TO DO. Everything from the line with "Output the Python" down to the line with "3.2, 0, 0, 0]" below must be printed exactly, those two lines included. Exclude pictures.

___ RAW RECORDS

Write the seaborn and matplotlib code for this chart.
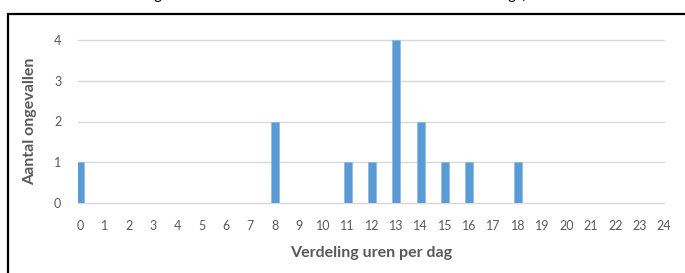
import matplotlib
matplotlib.use("Agg")
import matplotlib.pyplot as plt
import seaborn as sns
import pandas as pd
from matplotlib.patches import Rectangle

hours = [0, 8, 11, 12, 13, 14, 15, 16, 18]
counts = [1, 2, 1, 1, 4, 2, 1, 1, 1]
x_ticks = list(range(0, 25))
y_ticks = [0, 1, 2, 3, 4]
x_label = "Verdeling uren per dag"
y_label = "Aantal ongevallen"

df = pd.DataFrame({"uur": hours, "aantal": counts})

sns.set_theme(style="white")
plt.rcParams["font.family"] = ["Lato", "DejaVu Sans"]

W, H = 685, 273
fig = plt.figure(figsize=(W / 100, H / 100), dpi=100)
left, right, top, bottom = 78, 664, 40, 203
ax = fig.add_axes([left / W, 1 - bottom / H, (right - left) / W, (bottom - top) / H])

sns.barplot(data=df, x="uur", y="aantal", native_scale=True, width=0.32,
            color="#5B9BD5", saturation=1, ax=ax, zorder=3,
            edgecolor="#8DB8E0", linewidth=0.5)

ax.set_xlim(-0.08, 24.0)
ax.set_ylim(0, 4)
ax.set_xticks(x_ticks)
ax.set_xticklabels([str(t) for t in x_ticks])
ax.set_yticks(y_ticks)
for s in ax.spines.values():
    s.set_visible(False)
ax.grid(False)
for yv in y_ticks:
    ax.axhline(yv, color="#D9D9D9", lw=1.0, zorder=1, clip_on=False)
ax.tick_params(axis="both", length=0, labelsize=9, labelcolor="#595959")
ax.tick_params(axis="x", pad=12)
ax.tick_params(axis="y", pad=12)
ax.set_xlabel(x_label, fontsize=11.5, fontweight="bold", color="#595959", labelpad=10)
ax.set_ylabel(y_label, fontsize=11.5, fontweight="bold", color="#595959", labelpad=12)

# document frame
fig.patches.append(Rectangle((7.5 / W, -0.1), 1.2, 1 - 13.5 / H + 0.1,
                             transform=fig.transFigure, fill=False,
                             edgecolor="black", lw=1.6))
# cut-off text fragments above the frame
for xp, t in [(157, "g"), (512, "g"), (522, "(")]:
    fig.text(xp / W, 1 + 1.5 / H, t, fontsize=11, color="black", ha="center",
             va="baseline")

fig.savefig("out.png", dpi=100)
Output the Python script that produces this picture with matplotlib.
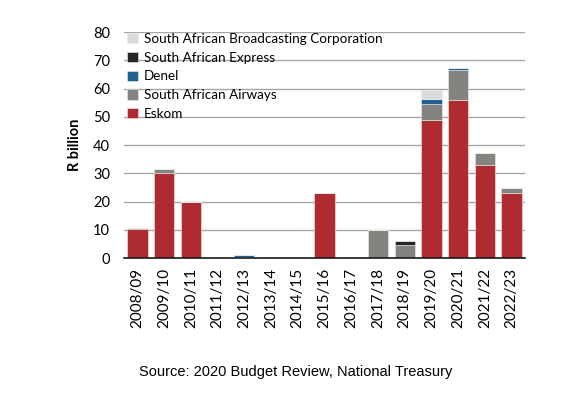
import matplotlib.pyplot as plt
import numpy as np

plt.rcParams['font.family'] = ['Lato', 'DejaVu Sans']

years = ['2008/09', '2009/10', '2010/11', '2011/12', '2012/13', '2013/14',
         '2014/15', '2015/16', '2016/17', '2017/18', '2018/19', '2019/20',
         '2020/21', '2021/22', '2022/23']

eskom = [10.2, 30.0, 20.0, 0, 0.5, 0, 0, 23.0, 0, 0, 0, 49.0, 56.0, 33.0, 23.0]
saa = [0.3, 1.6, 0, 0, 0, 0, 0, 0, 0, 10.0, 4.6, 5.5, 10.6, 4.2, 1.7]
denel = [0, 0, 0, 0, 0.4, 0, 0, 0, 0, 0, 0, 1.8, 0.5, 0, 0]
sae = [0, 0, 0, 0, 0, 0, 0, 0, 0, 0, 1.4, 0, 0, 0, 0]
sabc = [0, 0, 0, 0, 0, 0, 0, 0, 0, 0, 0, 3.2, 0, 0, 0]

series = [
    ('Eskom', eskom, '#AE2B2F'),
    ('South African Airways', saa, '#84837F'),
    ('Denel', denel, '#1F6190'),
    ('South African Express', sae, '#262626'),
    ('South African Broadcasting Corporation', sabc, '#DCDAD6'),
]

fig = plt.figure(figsize=(5.77, 3.97), dpi=100)
ax = fig.add_axes([124 / 577, 1 - 258 / 397, 401 / 577, 226 / 397])

x = np.arange(len(years))
bottom = np.zeros(len(years))
for name, vals, col in series:
    vals = np.array(vals)
    ax.bar(x, vals, 0.76, bottom=bottom, color=col, label=name,
           edgecolor='#ececec', linewidth=0.4, zorder=3)
    bottom += vals

ax.set_xlim(-0.5, len(years) - 0.5)
ax.set_ylim(0, 80)
ax.set_yticks(range(0, 81, 10))
ax.set_xticks(x)
ax.set_xticklabels(years, rotation=90, fontsize=11)
ax.tick_params(axis='y', labelsize=10.5, length=0, pad=10)
ax.tick_params(axis='x', length=0, pad=7)
ax.yaxis.grid(True, color='#A6A6A6', linewidth=1, zorder=0)
ax.set_axisbelow(True)
for s in ['left', 'right', 'top']:
    ax.spines[s].set_visible(False)
ax.spines['bottom'].set_color('#1a1a1a')
ax.spines['bottom'].set_linewidth(1.2)
ax.spines['bottom'].set_zorder(4)
ax.set_ylabel('R billion', fontsize=10.5, fontweight='bold', labelpad=8)

h, l = ax.get_legend_handles_labels()
ax.legend(h[::-1], l[::-1], loc='upper left', bbox_to_anchor=(-0.005, 1.02),
          frameon=False, fontsize=9.7, handlelength=0.8, handleheight=0.8,
          handletextpad=0.4, labelspacing=0.5, borderaxespad=0)

fig.text(296 / 577, 1 - 372 / 397, 'Source: 2020 Budget Review, National Treasury',
         ha='center', va='center', fontsize=10.5, family='Liberation Sans')

fig.savefig('out.png', dpi=100)
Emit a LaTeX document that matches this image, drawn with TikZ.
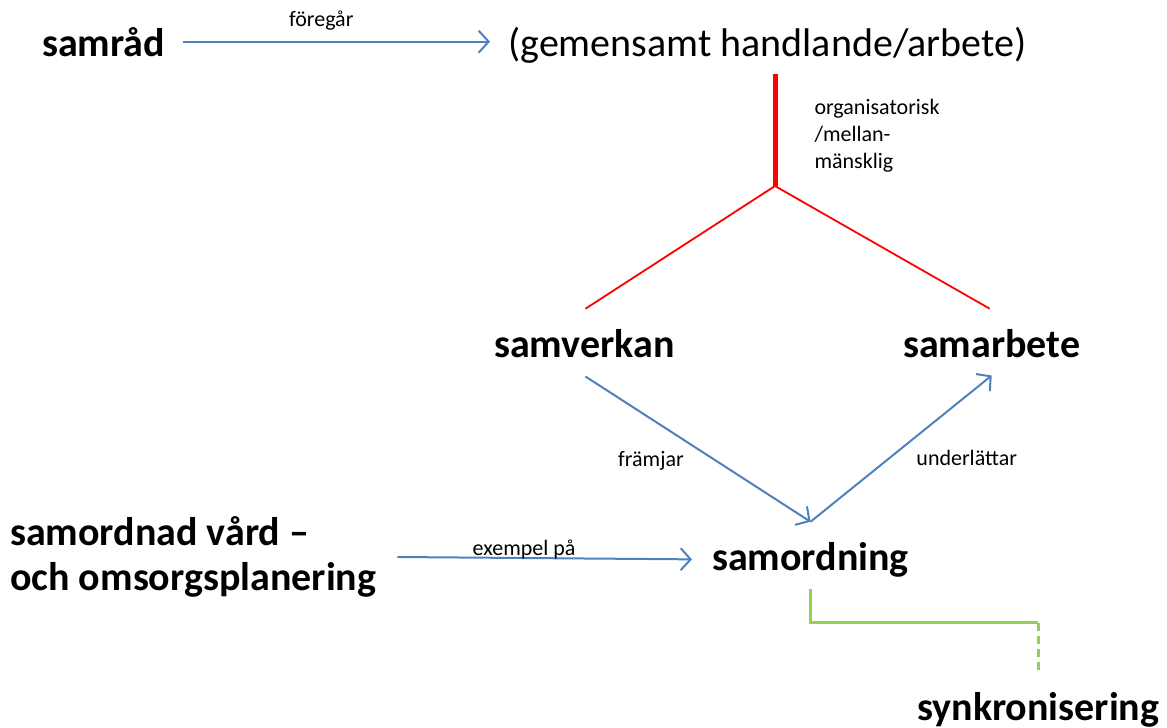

______

RESPONSE.
Output the Python script that produces this picture with matplotlib.
import matplotlib.pyplot as plt
import numpy as np

plt.rcParams['font.family'] = ['Lato', 'DejaVu Sans']

years = ['2008/09', '2009/10', '2010/11', '2011/12', '2012/13', '2013/14',
         '2014/15', '2015/16', '2016/17', '2017/18', '2018/19', '2019/20',
         '2020/21', '2021/22', '2022/23']

eskom = [10.2, 30.0, 20.0, 0, 0.5, 0, 0, 23.0, 0, 0, 0, 49.0, 56.0, 33.0, 23.0]
saa = [0.3, 1.6, 0, 0, 0, 0, 0, 0, 0, 10.0, 4.6, 5.5, 10.6, 4.2, 1.7]
denel = [0, 0, 0, 0, 0.4, 0, 0, 0, 0, 0, 0, 1.8, 0.5, 0, 0]
sae = [0, 0, 0, 0, 0, 0, 0, 0, 0, 0, 1.4, 0, 0, 0, 0]
sabc = [0, 0, 0, 0, 0, 0, 0, 0, 0, 0, 0, 3.2, 0, 0, 0]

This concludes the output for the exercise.